The project implemented in the program have focused on strengthening of “BATITS ZA” Cooperative Union, the respective organization of the cooperatives, providing a series of capacity building activities among cooperative leaders in organizational management and workshops in a VMGO setting, business planning of Cooperative Union. The project distributed turkeys, as they have a high level of cold weather tolerance. We also conducted training on turkey and chicken farming and cooking. The project also continued some agricultural field training and organized “Potato production and Value chain” workshop in the Selenge aimag with cooperation of Asian Farmers Association and “Mongol Potato” National wide program, and “Rural Economic Development” project of ADRA. After the workshop the participants were able to visit to places in Darkhan and Selenge, where they learnt best practices in agriculture and poultry farming. The project continued to support cooperatives with mixed vegetables and fodder seeds, along with the provision of hand tools and funds to cover the cost of land preparation. In 2012, SPADE also provided funding for the construction of root cellars and a demo barn. A total yield of 123 tons of vegetables, 143 tons of green fodder and hay was harvested in 2012 across active seven cooperatives. During2008 – 2012, a total yield of 463 tons of vegetables, 685 tons of green fodder was harvested. Volume has increased for4.3% of whole Zavkhan aimag harvest in the same period. The projects developed a contract with cooperatives to repay some of the physical investments in their saving bank account. Through the repayment scheme, the cooperatives were able to generate savings fund in amount of 66,018,000 tug. This fund will be the main resource of the cooperatives to fund other businesses of their members. In addition, the project continued to maintain its animal breeding program, which will help to strengthen the bloodlines of existing livestock to help survive harsh winters in the future.

ADRA Mongolia’s Disaster Management program also aims to respond to and mitigate against disasters such as ‘dzud’ or successive ‘disastrous weather events’ that have killed over 8 million livestock, the mainstay of the rural economy in recent years.

Whilst dzuds can be expected in a pastoral system in this climate, the frequency of such disasters, and the combination of drought (black dzud) and vicious winters (white dzud) has plunged thousands of families into poverty. These recent dzuds have exposed the apparent inability of herders, emerging from a state-controlled economy, to cope with the greater risks that the transition to a market economy dictates.

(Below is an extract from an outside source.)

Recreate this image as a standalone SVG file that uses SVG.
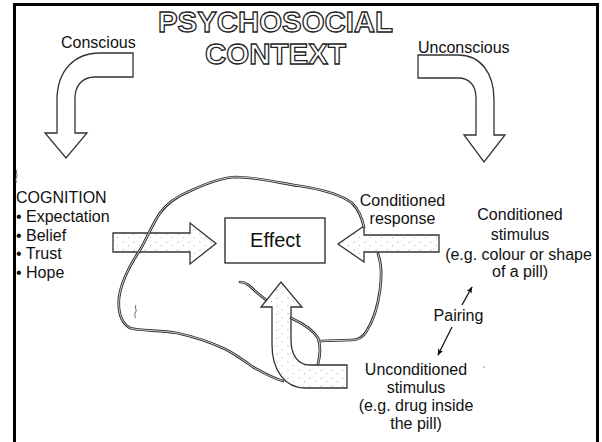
<svg xmlns="http://www.w3.org/2000/svg" width="602" height="442" viewBox="0 0 602 442">
  <style>
    .txt { font-family: "Liberation Sans", Arial, sans-serif; font-size: 16px; fill: #111; }
    .mid { text-anchor: middle; }
    .title { font-family: "Liberation Sans", Arial, sans-serif; font-weight: bold; font-size: 30px; fill: #fff; stroke: #222; stroke-width: 1.3; text-anchor: middle; }
    .bend { fill: #fff; stroke: #333; stroke-width: 1.3; stroke-linejoin: miter; }
    .fat { fill: url(#stipple); stroke: #333; stroke-width: 1.3; stroke-linejoin: miter; }
    .outline { fill: none; stroke: #2a2a2a; stroke-width: 2.7; stroke-linecap: round; stroke-linejoin: round; }
    .outline-gap { fill: none; stroke: #fff; stroke-width: 0.8; stroke-linecap: round; stroke-linejoin: round; }
    .thin { fill: none; stroke: #111; stroke-width: 1.3; }
  </style>
  <defs>
    <pattern id="stipple" width="11" height="8" patternUnits="userSpaceOnUse">
      <rect width="11" height="8" fill="#fff"/>
      <circle cx="2" cy="2" r="0.55" fill="#8a8a8a"/>
      <circle cx="7.5" cy="5.5" r="0.5" fill="#9a9a9a"/>
      <circle cx="5" cy="0.8" r="0.4" fill="#aaa"/>
    </pattern>
    <marker id="head" viewBox="0 0 10 8" refX="9" refY="4" markerWidth="7" markerHeight="6" markerUnits="userSpaceOnUse" orient="auto">
      <path d="M0 0 L10 4 L0 8 L2.5 4 Z" fill="#111"/>
    </marker>
    <!-- hand-drawn outline pieces (only the parts not hidden by the arrows) -->
    <path id="loop-main" d="M 283 381 C 272 378, 262 372, 253 367 C 243 360, 235 354, 225 349 C 210 342, 195 337, 177 333 C 160 330, 140 331, 130 328 C 120 322, 118 310, 119 298 C 121 282, 130 265, 140 250 C 148 236, 152 225, 160 213 C 168 202, 178 196, 190 191 C 205 184, 220 178, 235 177 C 255 177, 280 183, 300 186 C 320 189, 340 194, 352 203 C 359 210, 362 218, 364 227"/>
    <path id="loop-right" d="M 378 254 C 381 262, 382 275, 380 290 C 378 305, 374 320, 366 332 C 362 338, 358 340, 352 340 L 320 341"/>
    <path id="loop-inner-a" d="M 240 282 C 246 282, 250 286, 255 291 L 266 300"/>
    <path id="loop-inner-b" d="M 291 318 C 302 323, 313 330, 318 338 C 321 346, 320 356, 318 364"/>
  </defs>

  <rect width="602" height="442" fill="#fff"/>

  <!-- frame: left, top and right edges -->
  <path d="M 14.5 442 V 4.5 H 597.5 V 442" fill="none" stroke="#000" stroke-width="3"/>

  <g id="title">
    <text class="title" x="275.5" y="32" textLength="235" lengthAdjust="spacingAndGlyphs">PSYCHOSOCIAL</text>
    <text class="title" x="275.5" y="64" textLength="141" lengthAdjust="spacingAndGlyphs">CONTEXT</text>
  </g>

  <g id="conscious">
    <text class="txt" x="61" y="48">Conscious</text>
    <path class="bend" d="M 133 53 L 100 53 C 75 53, 57 70, 57 100 L 57 133 L 45 133 L 66 158 L 87 133 L 75 133 L 75 98 C 75 86, 82 77, 95 77 L 133 77 Z"/>
  </g>

  <g id="unconscious">
    <text class="txt" x="418" y="52.5">Unconscious</text>
    <path class="bend" d="M 418 55 L 458 55 C 480 55, 494 72, 494 100 L 494 135 L 505 135 L 484 162 L 464 135 L 476 135 L 476 98 C 476 86, 470 78, 458 78 L 418 78 Z"/>
  </g>

  <g id="cognition">
    <text class="txt" x="16" y="203">COGNITION</text>
    <text class="txt" x="16" y="221.8">• Expectation</text>
    <text class="txt" x="16" y="240.5">• Belief</text>
    <text class="txt" x="16" y="259.3">• Trust</text>
    <text class="txt" x="16" y="278">• Hope</text>
  </g>

  <g id="effect">
    <rect x="225" y="218" width="100" height="45" fill="#fff" stroke="#222" stroke-width="1.3"/>
    <text class="txt mid" x="275.5" y="247" style="font-size:20px">Effect</text>
  </g>

  <g id="connectors">
    <path id="arrow-cognition" class="fat" d="M 113 233 L 190 233 L 190 223 L 216 243.5 L 190 264 L 190 252 L 113 252 Z"/>
    <path id="arrow-conditioned" class="fat" d="M 439 235 L 364 235 L 364 226 L 338 244 L 364 262 L 364 252 L 439 252 Z"/>
    <path id="arrow-unconditioned" class="fat" d="M 347 365 L 310 365 C 298 365, 291 355, 291 340 L 291 307 L 302 307 L 281 282 L 261 307 L 272 307 L 272 345 C 272 370, 285 388, 305 388 L 347 388 Z"/>
    <line class="thin" x1="462" y1="305" x2="472" y2="287" marker-end="url(#head)"/>
    <line class="thin" x1="452" y1="327" x2="438" y2="355" marker-end="url(#head)"/>
  </g>

  <g id="loop">
    <use href="#loop-main" class="outline"/>
    <use href="#loop-right" class="outline"/>
    <use href="#loop-inner-a" class="outline"/>
    <use href="#loop-inner-b" class="outline"/>
    <use href="#loop-main" class="outline-gap"/>
    <use href="#loop-right" class="outline-gap"/>
    <use href="#loop-inner-a" class="outline-gap"/>
    <use href="#loop-inner-b" class="outline-gap"/>
    <!-- small pen marks -->
    <path d="M 136 305 C 134 308, 138 310, 135 313 C 134 315, 136 316, 135 318" fill="none" stroke="#555" stroke-width="0.9"/>
    <path d="M 17 170 C 15 173, 19 175, 16 178 C 15 180, 17 181, 16 183" fill="none" stroke="#555" stroke-width="0.9"/>
    <circle cx="484" cy="367" r="0.8" fill="#888"/>
  </g>

  <g id="conditioned-response">
    <text class="txt mid" x="402.5" y="206">Conditioned</text>
    <text class="txt mid" x="402.5" y="223.5">response</text>
  </g>

  <g id="conditioned-stimulus">
    <text class="txt mid" x="520" y="220">Conditioned</text>
    <text class="txt mid" x="520" y="240">stimulus</text>
    <text class="txt mid" x="518.5" y="259.5">(e.g. colour or shape</text>
    <text class="txt mid" x="520" y="277">of a pill)</text>
  </g>

  <g id="pairing">
    <text class="txt mid" x="458.5" y="321">Pairing</text>
  </g>

  <g id="unconditioned-stimulus">
    <text class="txt mid" x="416" y="375">Unconditioned</text>
    <text class="txt mid" x="416" y="393">stimulus</text>
    <text class="txt mid" x="416" y="411">(e.g. drug inside</text>
    <text class="txt mid" x="416" y="429">the pill)</text>
  </g>
</svg>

Pastoralists have no longer guaranteed access to the Soviet markets, nor can the state provide free hay and fodder reserves. Access to education and health services is limited and increasingly inaccessible for the poorest families. Herd sizes have decreased affording little margin of error and herd migration out of dzud areas (otor), a key disaster prevention strategy, becomes prohibitively expensive for the poorest and further increases the risk of livestock loss.

The projects are based upon monthly SITREP statistical reports to ADRA Mongolia’s funding partners. The relief operation is an extension of ADRA Mongolia’s previous involvement in the dzud’s disaster in Zavkhan and this project uses and builds upon knowledge learned from these previous interventions. It describes and evaluates the objectives of feeding 290 families and 600 vulnerable herds and presents findings from a survey on the health of the dzud-affected population.